Unrest in the past few days in neighbouring Algeria over unemployment and food prices has killed two people and injured hundreds, officials said. The violence in Algeria appeared to have subsided on Sunday and there was no evidence of any link to the Tunisian unrest.
Cease-fire PLEA
Nejib Chebbi, founder of Tunisia's PDP opposition party, said in a statement sent to the media an end to the use of fire arms was needed "to spare the lives of innocent citizens and to respect their right to protest peacefully."
Chebbi's party has no seats in parliament but Western diplomats* say he is the most credible leader in Tunisia's weak and divided opposition.
Earlier, at least six residents in Thala who spoke by telephone to Reuters said they had seen several military vehicles enter the town late on Saturday.
There had been no previous reports of the military being brought in to help police quell the rioting. Officials could not be reached to comment on military involvement.
President Ben Ali has said the violent protests are unacceptable and could discourage investors and tourists who provide a large part of the country's revenues.
Tunisian authorities say they have responded to protesters' grievances by launching, with employers, a programme to urgently give jobs to 50,000 unemployed graduates.

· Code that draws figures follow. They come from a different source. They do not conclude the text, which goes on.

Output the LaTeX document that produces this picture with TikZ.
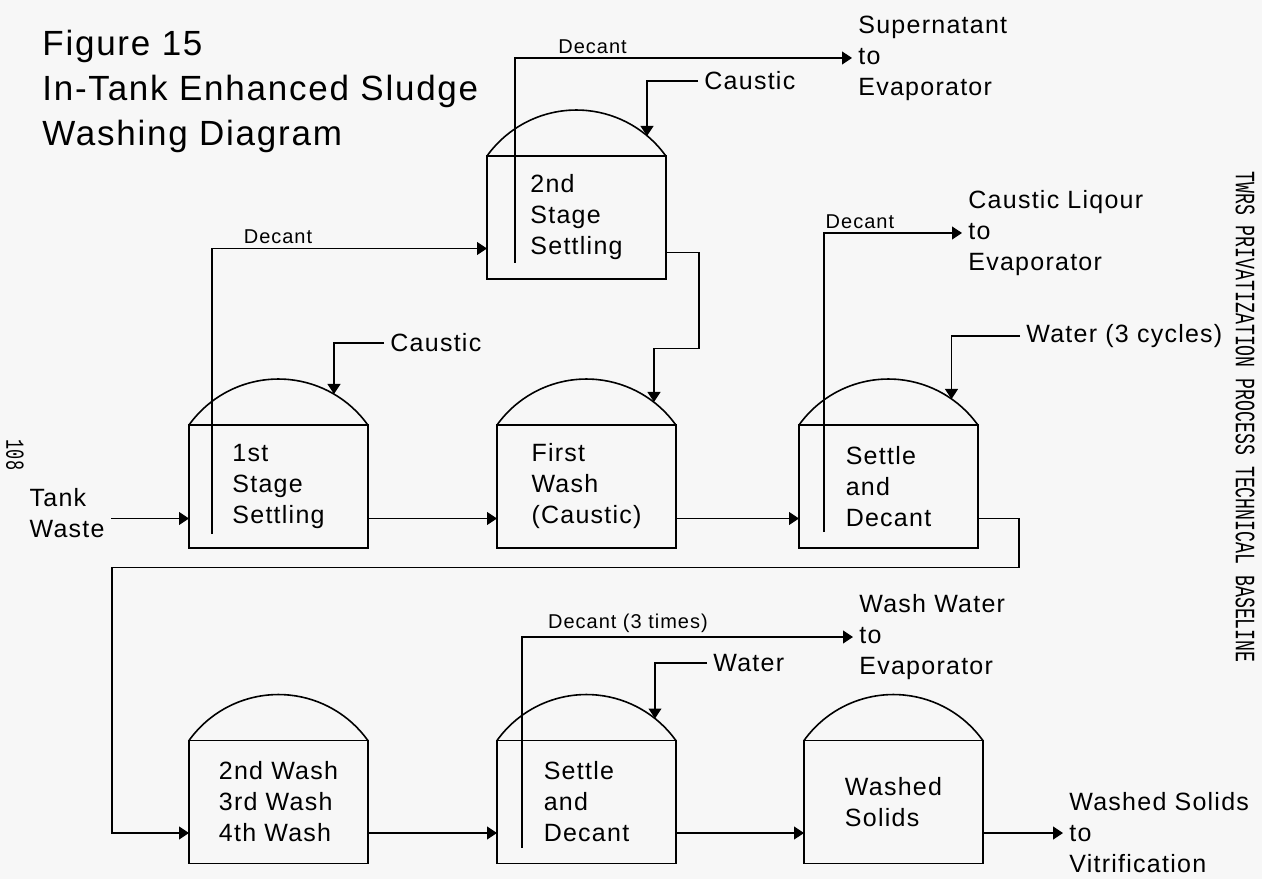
\documentclass[tikz,border=0pt]{standalone}
\usepackage{fontspec}
\setmainfont{Liberation Sans}[LetterSpace=5]
\newfontfamily\sidefont{Liberation Mono}[FakeStretch=0.65]
\usetikzlibrary{arrows.meta, positioning, calc}
\definecolor{paper}{RGB}{247,247,247}

\tikzset{
  tank/.style={draw, line width=0.8pt, outer sep=0pt, inner sep=0pt,
    minimum width=89.5pt, minimum height=61.5pt, align=left,
    font=\fontsize{12.5}{15.5}\selectfont},
  pipe/.style={line width=0.6pt, -{Triangle[length=5pt, width=6.5pt]}},
  lbl/.style={align=left, inner sep=3pt, font=\fontsize{12.5}{15.5}\selectfont},
  decant/.style={above, inner sep=2pt, font=\fontsize{10}{12}\selectfont}
}

\begin{document}
\begin{tikzpicture}[x=0.5pt, y=0.5pt]
  \fill[paper] (0,0) rectangle (1262,879);
  \useasboundingbox (0,0) rectangle (1262,879);

  \node[anchor=north west, align=left, inner sep=0pt, font=\fontsize{17.5}{22.5}\selectfont] (title) at (42,849)
    {Figure 15\\In-Tank Enhanced Sludge\\Washing Diagram};
  \node[rotate=-90, font=\sidefont\fontsize{14}{14}\selectfont] (side) at (1245,462)
    {TWRS PRIVATIZATION PROCESS TECHNICAL BASELINE};
  \node[rotate=-90, font=\sidefont\fontsize{13}{13}\selectfont] (pg) at (15,424) {108};

  \node[tank] (s2) at (576.5,661.5) {2nd\\Stage\\Settling};
  \node[tank] (s1) at (278.5,392.5) {1st\\Stage\\Settling};
  \node[tank] (w1) at (586.5,392.5) {First\\Wash\\(Caustic)};
  \node[tank] (d1) at (888.5,392.5) {Settle\\and\\Decant};
  \node[tank] (w2) at (278.5,77) {2nd Wash\\3rd Wash\\4th Wash};
  \node[tank] (d2) at (586.5,77) {Settle\\and\\Decant};
  \node[tank] (ws) at (893.5,77) {Washed\\Solids};
  \foreach \t in {s1,w1,d1,s2,w2,d2,ws}
    \draw[line width=0.8pt] (\t.north west) arc (144.4:35.6:110);

  \node[lbl, anchor=east] (tw) at (111,366) {Tank\\Waste};
  \node[lbl, anchor=west] (cf1) at (384,536) {Caustic};
  \node[lbl, anchor=west] (cf2) at (698,798) {Caustic};
  \node[lbl, anchor=west] (wf1) at (1020,543) {Water (3 cycles)};
  \node[lbl, anchor=west] (wf2) at (707,216) {Water};
  \node[lbl, anchor=west] (sup) at (852,821) {Supernatant\\to\\Evaporator};
  \node[lbl, anchor=west] (cl) at (962,646) {Caustic Liqour\\to\\Evaporator};
  \node[lbl, anchor=west] (ww) at (853,242) {Wash Water\\to\\Evaporator};
  \node[lbl, anchor=west] (wso) at (1063,46) {Washed Solids\\to\\Vitrification};

  \coordinate (s1in) at ($(s1.west)+(0,-32)$);
  \draw[pipe] (s1in -| tw.east) -- (s1in);
  \draw[pipe] ($(s1.east)+(0,-32)$) -- ($(w1.west)+(0,-32)$);
  \draw[pipe] ($(w1.east)+(0,-32)$) -- ($(d1.west)+(0,-32)$);
  \draw[pipe] ($(s1.south west)+(23,14)$) |- node[decant, pos=0.62] {Decant} ($(s2.west)+(0,-31)$);
  \draw[pipe] ($(s2.south west)+(28,16)$) |- node[decant, pos=0.615] {Decant} (sup.west);
  \draw[pipe] ($(s2.east)+(0,-35)$) -| ($(s2.east)+(33,-131)$) -| ($(w1.north)+(67.5,23)$);
  \draw[pipe] ($(d1.south west)+(25,16)$) |- node[decant, pos=0.63] {Decant} (cl.west);
  \draw[pipe] ($(d1.east)+(0,-32)$) -- ++(41,0) |- ++(-907,-49) |- ($(w2.west)+(0,-31)$);

  \draw[pipe] (cf1.west) -| ($(s1.north)+(55.5,31)$);
  \draw[pipe] (cf2.west) -| ($(s2.north)+(70.5,20)$);
  \draw[pipe] (wf1.west) -| ($(d1.north)+(63,26)$);
  \draw[pipe] (wf2.west) -| ($(d2.north)+(68.5,22)$);

  \draw[pipe] ($(w2.east)+(0,-31)$) -- ($(d2.west)+(0,-31)$);
  \draw[pipe] ($(d2.east)+(0,-31)$) -- ($(ws.west)+(0,-31)$);
  \draw[pipe] ($(d2.south west)+(25,16)$) |- node[decant, pos=0.66] {Decant (3 times)} (ww.west);
  \draw[pipe] (wso.west -| ws.east) -- (wso.west);
\end{tikzpicture}
\end{document}
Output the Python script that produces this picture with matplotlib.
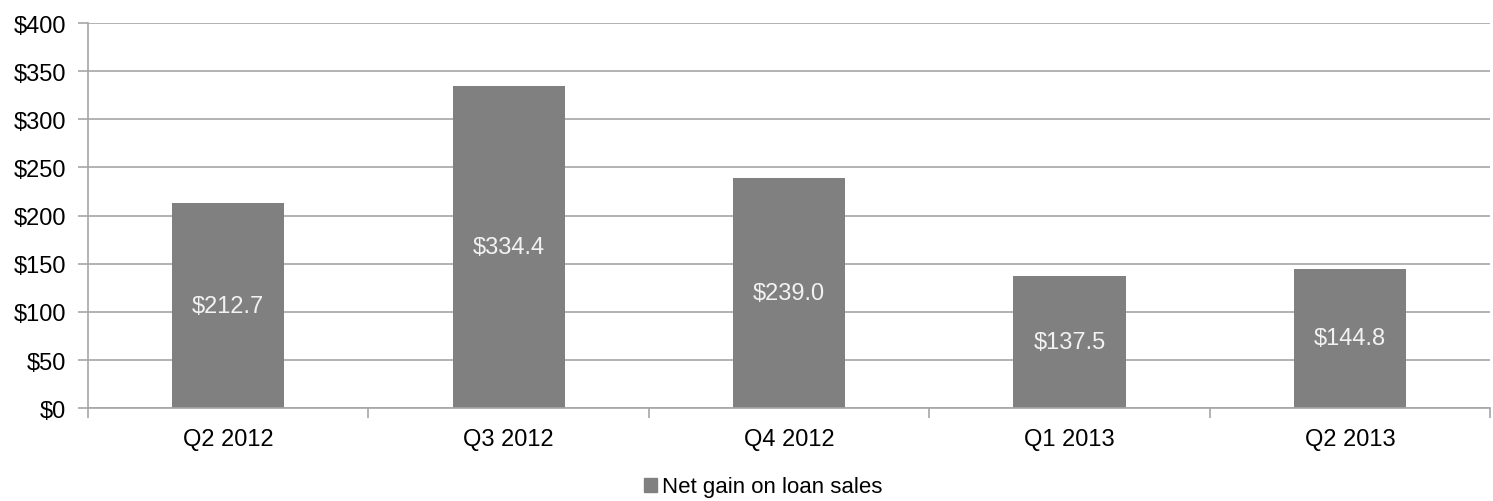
import numpy as np
import matplotlib
matplotlib.use('Agg')
from matplotlib import pyplot as plt
from matplotlib.patches import Patch

quarters = ['Q2 2012', 'Q3 2012', 'Q4 2012', 'Q1 2013', 'Q2 2013']
gain = [212.7, 334.4, 239.0, 137.5, 144.8]
series_name = 'Net gain on loan sales'

plt.rcParams['font.family'] = ['Liberation Sans', 'DejaVu Sans']

def main():
    fig = plt.figure(figsize=(14.93, 5.02), dpi=100)
    ax = fig.add_axes([0.059, 0.185, 0.939, 0.767])

    x = np.arange(len(quarters))
    bar_color = '#808080'
    ax.bar(x, gain, width=0.4, color=bar_color, zorder=3)

    # value labels in the middle of each bar
    for xi, v in zip(x, gain):
        ax.text(xi, v / 2, '${:.1f}'.format(v), ha='center', va='center',
                color='#f2f2f2', fontsize=17, zorder=4)

    ax.set_xlim(-0.5, len(quarters) - 0.5)
    ax.set_ylim(0, 400)
    ax.set_yticks(np.arange(0, 401, 50))
    ax.set_yticklabels(['${}'.format(t) for t in range(0, 401, 50)])
    ax.yaxis.grid(True, color='#a6a6a6', linewidth=1.2, zorder=0)

    ax.set_xticks(x)
    ax.set_xticklabels(quarters)
    ax.set_xticks(np.arange(-0.5, len(quarters)), minor=True)
    ax.tick_params(axis='x', which='major', length=0, pad=14, labelsize=17)
    ax.tick_params(axis='x', which='minor', length=7, color='#a6a6a6', width=1.2)
    ax.tick_params(axis='y', length=7, color='#a6a6a6', width=1.2, labelsize=17, pad=9)

    for side in ['top', 'right']:
        ax.spines[side].set_visible(False)
    for side in ['left', 'bottom']:
        ax.spines[side].set_color('#a6a6a6')
        ax.spines[side].set_linewidth(1.2)
    ax.spines['bottom'].set_zorder(5)

    fig.legend(handles=[Patch(color=bar_color, label=series_name)],
               loc='center', bbox_to_anchor=(0.511, 0.028), frameon=False,
               fontsize=16, handlelength=0.6, handleheight=0.6, handletextpad=0.2)

    fig.savefig('out.png', dpi=100)

if __name__ == '__main__':
    main()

The United States said on Friday it called in Tunisia's ambassador in Washington to express concern about the protests. The country has in the past been praised by Western allies as a model of stability in the Arab world.
Before this weekend's violence, two people had been killed in the unrest. Another two killed themselves in acts of protest, including one man who set himself on fire last month, triggering the series of riots.
Tunisia has recorded strong economic growth in the past decade but it has not been fast enough to satisfy demand for jobs. This is particularly acute among the young in the interior of the country, away from the more prosperous coastal areas.